Stored data:
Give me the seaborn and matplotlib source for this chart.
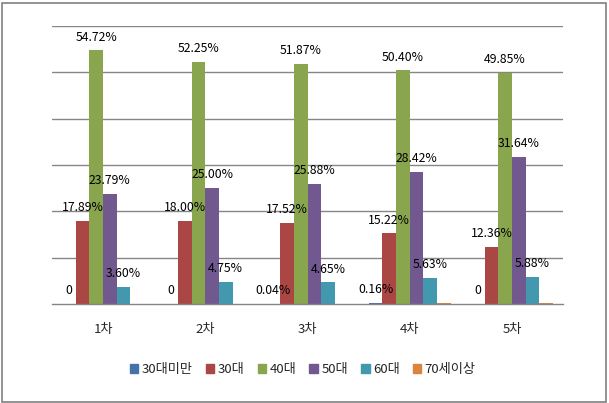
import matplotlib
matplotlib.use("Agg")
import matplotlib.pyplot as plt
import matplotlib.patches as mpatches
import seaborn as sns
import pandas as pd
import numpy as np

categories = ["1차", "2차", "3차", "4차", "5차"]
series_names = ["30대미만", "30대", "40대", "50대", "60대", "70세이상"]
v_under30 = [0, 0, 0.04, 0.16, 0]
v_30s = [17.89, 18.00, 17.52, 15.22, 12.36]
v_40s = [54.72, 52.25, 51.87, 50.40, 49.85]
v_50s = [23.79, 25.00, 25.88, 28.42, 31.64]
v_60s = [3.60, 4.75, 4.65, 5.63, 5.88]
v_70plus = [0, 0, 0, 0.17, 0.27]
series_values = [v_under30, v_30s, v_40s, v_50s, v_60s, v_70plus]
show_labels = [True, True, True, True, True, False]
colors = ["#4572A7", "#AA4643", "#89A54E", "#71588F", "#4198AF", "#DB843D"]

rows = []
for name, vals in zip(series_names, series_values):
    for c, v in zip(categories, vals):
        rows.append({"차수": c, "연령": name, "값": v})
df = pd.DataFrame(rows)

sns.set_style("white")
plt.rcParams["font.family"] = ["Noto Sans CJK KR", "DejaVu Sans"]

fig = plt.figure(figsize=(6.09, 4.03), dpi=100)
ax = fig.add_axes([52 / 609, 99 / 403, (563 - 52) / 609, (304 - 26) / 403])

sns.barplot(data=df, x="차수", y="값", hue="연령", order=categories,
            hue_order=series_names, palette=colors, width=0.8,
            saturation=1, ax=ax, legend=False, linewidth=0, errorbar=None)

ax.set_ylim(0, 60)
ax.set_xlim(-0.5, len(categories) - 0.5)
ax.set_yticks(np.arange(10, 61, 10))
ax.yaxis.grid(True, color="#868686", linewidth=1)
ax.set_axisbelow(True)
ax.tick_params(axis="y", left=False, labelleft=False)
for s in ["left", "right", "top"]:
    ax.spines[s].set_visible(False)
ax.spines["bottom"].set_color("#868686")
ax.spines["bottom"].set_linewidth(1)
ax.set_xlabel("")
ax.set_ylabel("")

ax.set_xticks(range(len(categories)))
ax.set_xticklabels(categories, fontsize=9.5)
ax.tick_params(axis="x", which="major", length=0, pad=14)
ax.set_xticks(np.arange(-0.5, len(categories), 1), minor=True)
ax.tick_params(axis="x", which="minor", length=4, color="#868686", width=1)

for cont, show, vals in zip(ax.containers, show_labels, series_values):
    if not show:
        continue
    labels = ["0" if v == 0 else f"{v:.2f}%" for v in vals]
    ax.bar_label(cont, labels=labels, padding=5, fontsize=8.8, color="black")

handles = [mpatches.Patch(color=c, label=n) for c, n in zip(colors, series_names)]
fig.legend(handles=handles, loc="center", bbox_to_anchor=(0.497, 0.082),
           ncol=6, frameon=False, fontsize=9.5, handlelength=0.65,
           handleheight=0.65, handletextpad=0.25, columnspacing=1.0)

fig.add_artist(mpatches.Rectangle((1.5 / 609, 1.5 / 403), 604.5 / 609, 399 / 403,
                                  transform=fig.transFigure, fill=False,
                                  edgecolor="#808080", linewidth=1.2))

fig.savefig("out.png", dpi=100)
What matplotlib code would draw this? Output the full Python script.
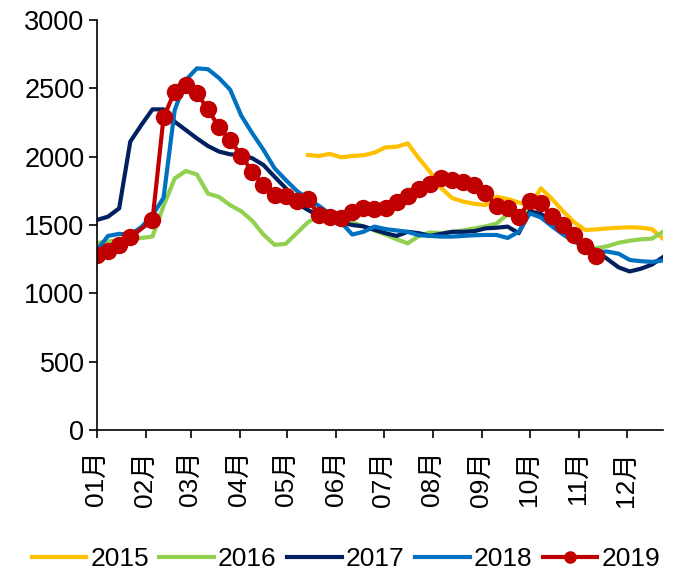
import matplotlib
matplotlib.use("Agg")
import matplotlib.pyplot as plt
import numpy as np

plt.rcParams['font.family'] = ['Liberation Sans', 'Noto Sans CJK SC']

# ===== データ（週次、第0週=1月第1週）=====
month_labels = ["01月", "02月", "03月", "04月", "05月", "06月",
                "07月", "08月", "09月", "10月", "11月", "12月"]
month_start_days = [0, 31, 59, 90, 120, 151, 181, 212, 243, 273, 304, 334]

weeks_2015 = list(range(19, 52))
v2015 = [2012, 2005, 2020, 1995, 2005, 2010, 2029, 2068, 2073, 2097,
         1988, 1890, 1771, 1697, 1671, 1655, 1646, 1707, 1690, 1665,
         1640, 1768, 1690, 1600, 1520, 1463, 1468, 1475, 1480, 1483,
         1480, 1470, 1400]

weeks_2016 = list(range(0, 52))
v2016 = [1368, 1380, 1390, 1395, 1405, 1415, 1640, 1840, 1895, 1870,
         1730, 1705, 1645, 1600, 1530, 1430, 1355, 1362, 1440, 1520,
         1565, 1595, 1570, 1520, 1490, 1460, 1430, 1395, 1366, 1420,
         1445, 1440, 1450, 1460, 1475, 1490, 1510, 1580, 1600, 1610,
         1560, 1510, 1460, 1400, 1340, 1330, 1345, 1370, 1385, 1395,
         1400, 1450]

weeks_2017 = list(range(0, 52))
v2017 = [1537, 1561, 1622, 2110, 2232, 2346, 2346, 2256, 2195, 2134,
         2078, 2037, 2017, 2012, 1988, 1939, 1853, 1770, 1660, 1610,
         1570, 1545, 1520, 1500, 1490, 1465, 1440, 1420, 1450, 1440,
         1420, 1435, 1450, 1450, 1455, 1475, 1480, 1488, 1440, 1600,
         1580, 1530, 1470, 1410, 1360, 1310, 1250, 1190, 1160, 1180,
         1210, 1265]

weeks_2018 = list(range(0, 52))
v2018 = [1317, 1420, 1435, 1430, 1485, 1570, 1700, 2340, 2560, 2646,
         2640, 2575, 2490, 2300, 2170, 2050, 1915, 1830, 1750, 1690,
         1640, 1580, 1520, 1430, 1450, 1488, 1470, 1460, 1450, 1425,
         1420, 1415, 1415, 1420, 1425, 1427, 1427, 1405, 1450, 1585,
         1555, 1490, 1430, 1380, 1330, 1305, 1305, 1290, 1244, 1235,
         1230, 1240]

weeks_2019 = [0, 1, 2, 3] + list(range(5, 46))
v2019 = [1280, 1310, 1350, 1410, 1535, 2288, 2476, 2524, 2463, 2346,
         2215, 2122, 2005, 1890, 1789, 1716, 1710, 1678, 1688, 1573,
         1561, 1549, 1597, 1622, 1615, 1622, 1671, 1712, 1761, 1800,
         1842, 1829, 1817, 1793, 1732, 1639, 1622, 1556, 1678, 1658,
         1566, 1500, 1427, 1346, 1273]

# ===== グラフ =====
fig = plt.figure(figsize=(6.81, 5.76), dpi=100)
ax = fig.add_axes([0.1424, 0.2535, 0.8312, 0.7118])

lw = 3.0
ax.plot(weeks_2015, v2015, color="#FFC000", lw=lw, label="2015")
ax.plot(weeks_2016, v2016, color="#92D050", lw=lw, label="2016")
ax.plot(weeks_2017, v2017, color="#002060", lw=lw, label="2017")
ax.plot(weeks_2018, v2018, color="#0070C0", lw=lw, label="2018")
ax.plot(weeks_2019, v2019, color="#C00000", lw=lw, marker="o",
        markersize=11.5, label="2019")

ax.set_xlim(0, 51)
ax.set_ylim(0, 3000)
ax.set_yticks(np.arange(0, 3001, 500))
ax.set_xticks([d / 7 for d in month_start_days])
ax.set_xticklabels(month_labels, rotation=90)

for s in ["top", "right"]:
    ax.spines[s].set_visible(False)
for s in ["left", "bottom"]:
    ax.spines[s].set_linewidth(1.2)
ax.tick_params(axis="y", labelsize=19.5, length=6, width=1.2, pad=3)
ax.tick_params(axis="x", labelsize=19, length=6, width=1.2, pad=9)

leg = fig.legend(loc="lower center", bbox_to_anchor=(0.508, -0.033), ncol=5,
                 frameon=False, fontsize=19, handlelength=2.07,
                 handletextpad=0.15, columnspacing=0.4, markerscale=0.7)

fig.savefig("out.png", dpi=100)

▶ **Instructions for the task**: Make an exact copy of the listing above. Do not include the pictures.

▶ **Response for this exercise**:
Give me the seaborn and matplotlib source for this chart.
import matplotlib
matplotlib.use("Agg")
import matplotlib.pyplot as plt
import matplotlib.patches as mpatches
import seaborn as sns
import pandas as pd
import numpy as np

categories = ["1차", "2차", "3차", "4차", "5차"]
series_names = ["30대미만", "30대", "40대", "50대", "60대", "70세이상"]
v_under30 = [0, 0, 0.04, 0.16, 0]
v_30s = [17.89, 18.00, 17.52, 15.22, 12.36]
v_40s = [54.72, 52.25, 51.87, 50.40, 49.85]
v_50s = [23.79, 25.00, 25.88, 28.42, 31.64]
v_60s = [3.60, 4.75, 4.65, 5.63, 5.88]
v_70plus = [0, 0, 0, 0.17, 0.27]
series_values = [v_under30, v_30s, v_40s, v_50s, v_60s, v_70plus]
show_labels = [True, True, True, True, True, False]
colors = ["#4572A7", "#AA4643", "#89A54E", "#71588F", "#4198AF", "#DB843D"]

rows = []
for name, vals in zip(series_names, series_values):
    for c, v in zip(categories, vals):
        rows.append({"차수": c, "연령": name, "값": v})
df = pd.DataFrame(rows)

sns.set_style("white")
plt.rcParams["font.family"] = ["Noto Sans CJK KR", "DejaVu Sans"]

fig = plt.figure(figsize=(6.09, 4.03), dpi=100)
ax = fig.add_axes([52 / 609, 99 / 403, (563 - 52) / 609, (304 - 26) / 403])

sns.barplot(data=df, x="차수", y="값", hue="연령", order=categories,
            hue_order=series_names, palette=colors, width=0.8,
            saturation=1, ax=ax, legend=False, linewidth=0, errorbar=None)

ax.set_ylim(0, 60)
ax.set_xlim(-0.5, len(categories) - 0.5)
ax.set_yticks(np.arange(10, 61, 10))
ax.yaxis.grid(True, color="#868686", linewidth=1)
ax.set_axisbelow(True)
ax.tick_params(axis="y", left=False, labelleft=False)
for s in ["left", "right", "top"]:
    ax.spines[s].set_visible(False)
ax.spines["bottom"].set_color("#868686")
ax.spines["bottom"].set_linewidth(1)
ax.set_xlabel("")
ax.set_ylabel("")

ax.set_xticks(range(len(categories)))
ax.set_xticklabels(categories, fontsize=9.5)
ax.tick_params(axis="x", which="major", length=0, pad=14)
ax.set_xticks(np.arange(-0.5, len(categories), 1), minor=True)
ax.tick_params(axis="x", which="minor", length=4, color="#868686", width=1)

for cont, show, vals in zip(ax.containers, show_labels, series_values):
    if not show:
        continue
    labels = ["0" if v == 0 else f"{v:.2f}%" for v in vals]
    ax.bar_label(cont, labels=labels, padding=5, fontsize=8.8, color="black")

handles = [mpatches.Patch(color=c, label=n) for c, n in zip(colors, series_names)]
fig.legend(handles=handles, loc="center", bbox_to_anchor=(0.497, 0.082),
           ncol=6, frameon=False, fontsize=9.5, handlelength=0.65,
           handleheight=0.65, handletextpad=0.25, columnspacing=1.0)

fig.add_artist(mpatches.Rectangle((1.5 / 609, 1.5 / 403), 604.5 / 609, 399 / 403,
                                  transform=fig.transFigure, fill=False,
                                  edgecolor="#808080", linewidth=1.2))

fig.savefig("out.png", dpi=100)
What matplotlib code would draw this? Output the full Python script.
import matplotlib
matplotlib.use("Agg")
import matplotlib.pyplot as plt
import numpy as np

plt.rcParams['font.family'] = ['Liberation Sans', 'Noto Sans CJK SC']

# ===== データ（週次、第0週=1月第1週）=====
month_labels = ["01月", "02月", "03月", "04月", "05月", "06月",
                "07月", "08月", "09月", "10月", "11月", "12月"]
month_start_days = [0, 31, 59, 90, 120, 151, 181, 212, 243, 273, 304, 334]

weeks_2015 = list(range(19, 52))
v2015 = [2012, 2005, 2020, 1995, 2005, 2010, 2029, 2068, 2073, 2097,
         1988, 1890, 1771, 1697, 1671, 1655, 1646, 1707, 1690, 1665,
         1640, 1768, 1690, 1600, 1520, 1463, 1468, 1475, 1480, 1483,
         1480, 1470, 1400]

weeks_2016 = list(range(0, 52))
v2016 = [1368, 1380, 1390, 1395, 1405, 1415, 1640, 1840, 1895, 1870,
         1730, 1705, 1645, 1600, 1530, 1430, 1355, 1362, 1440, 1520,
         1565, 1595, 1570, 1520, 1490, 1460, 1430, 1395, 1366, 1420,
         1445, 1440, 1450, 1460, 1475, 1490, 1510, 1580, 1600, 1610,
         1560, 1510, 1460, 1400, 1340, 1330, 1345, 1370, 1385, 1395,
         1400, 1450]

weeks_2017 = list(range(0, 52))
v2017 = [1537, 1561, 1622, 2110, 2232, 2346, 2346, 2256, 2195, 2134,
         2078, 2037, 2017, 2012, 1988, 1939, 1853, 1770, 1660, 1610,
         1570, 1545, 1520, 1500, 1490, 1465, 1440, 1420, 1450, 1440,
         1420, 1435, 1450, 1450, 1455, 1475, 1480, 1488, 1440, 1600,
         1580, 1530, 1470, 1410, 1360, 1310, 1250, 1190, 1160, 1180,
         1210, 1265]

weeks_2018 = list(range(0, 52))
v2018 = [1317, 1420, 1435, 1430, 1485, 1570, 1700, 2340, 2560, 2646,
         2640, 2575, 2490, 2300, 2170, 2050, 1915, 1830, 1750, 1690,
         1640, 1580, 1520, 1430, 1450, 1488, 1470, 1460, 1450, 1425,
         1420, 1415, 1415, 1420, 1425, 1427, 1427, 1405, 1450, 1585,
         1555, 1490, 1430, 1380, 1330, 1305, 1305, 1290, 1244, 1235,
         1230, 1240]

weeks_2019 = [0, 1, 2, 3] + list(range(5, 46))
v2019 = [1280, 1310, 1350, 1410, 1535, 2288, 2476, 2524, 2463, 2346,
         2215, 2122, 2005, 1890, 1789, 1716, 1710, 1678, 1688, 1573,
         1561, 1549, 1597, 1622, 1615, 1622, 1671, 1712, 1761, 1800,
         1842, 1829, 1817, 1793, 1732, 1639, 1622, 1556, 1678, 1658,
         1566, 1500, 1427, 1346, 1273]

# ===== グラフ =====
fig = plt.figure(figsize=(6.81, 5.76), dpi=100)
ax = fig.add_axes([0.1424, 0.2535, 0.8312, 0.7118])

lw = 3.0
ax.plot(weeks_2015, v2015, color="#FFC000", lw=lw, label="2015")
ax.plot(weeks_2016, v2016, color="#92D050", lw=lw, label="2016")
ax.plot(weeks_2017, v2017, color="#002060", lw=lw, label="2017")
ax.plot(weeks_2018, v2018, color="#0070C0", lw=lw, label="2018")
ax.plot(weeks_2019, v2019, color="#C00000", lw=lw, marker="o",
        markersize=11.5, label="2019")

ax.set_xlim(0, 51)
ax.set_ylim(0, 3000)
ax.set_yticks(np.arange(0, 3001, 500))
ax.set_xticks([d / 7 for d in month_start_days])
ax.set_xticklabels(month_labels, rotation=90)

for s in ["top", "right"]:
    ax.spines[s].set_visible(False)
for s in ["left", "bottom"]:
    ax.spines[s].set_linewidth(1.2)
ax.tick_params(axis="y", labelsize=19.5, length=6, width=1.2, pad=3)
ax.tick_params(axis="x", labelsize=19, length=6, width=1.2, pad=9)

leg = fig.legend(loc="lower center", bbox_to_anchor=(0.508, -0.033), ncol=5,
                 frameon=False, fontsize=19, handlelength=2.07,
                 handletextpad=0.15, columnspacing=0.4, markerscale=0.7)

fig.savefig("out.png", dpi=100)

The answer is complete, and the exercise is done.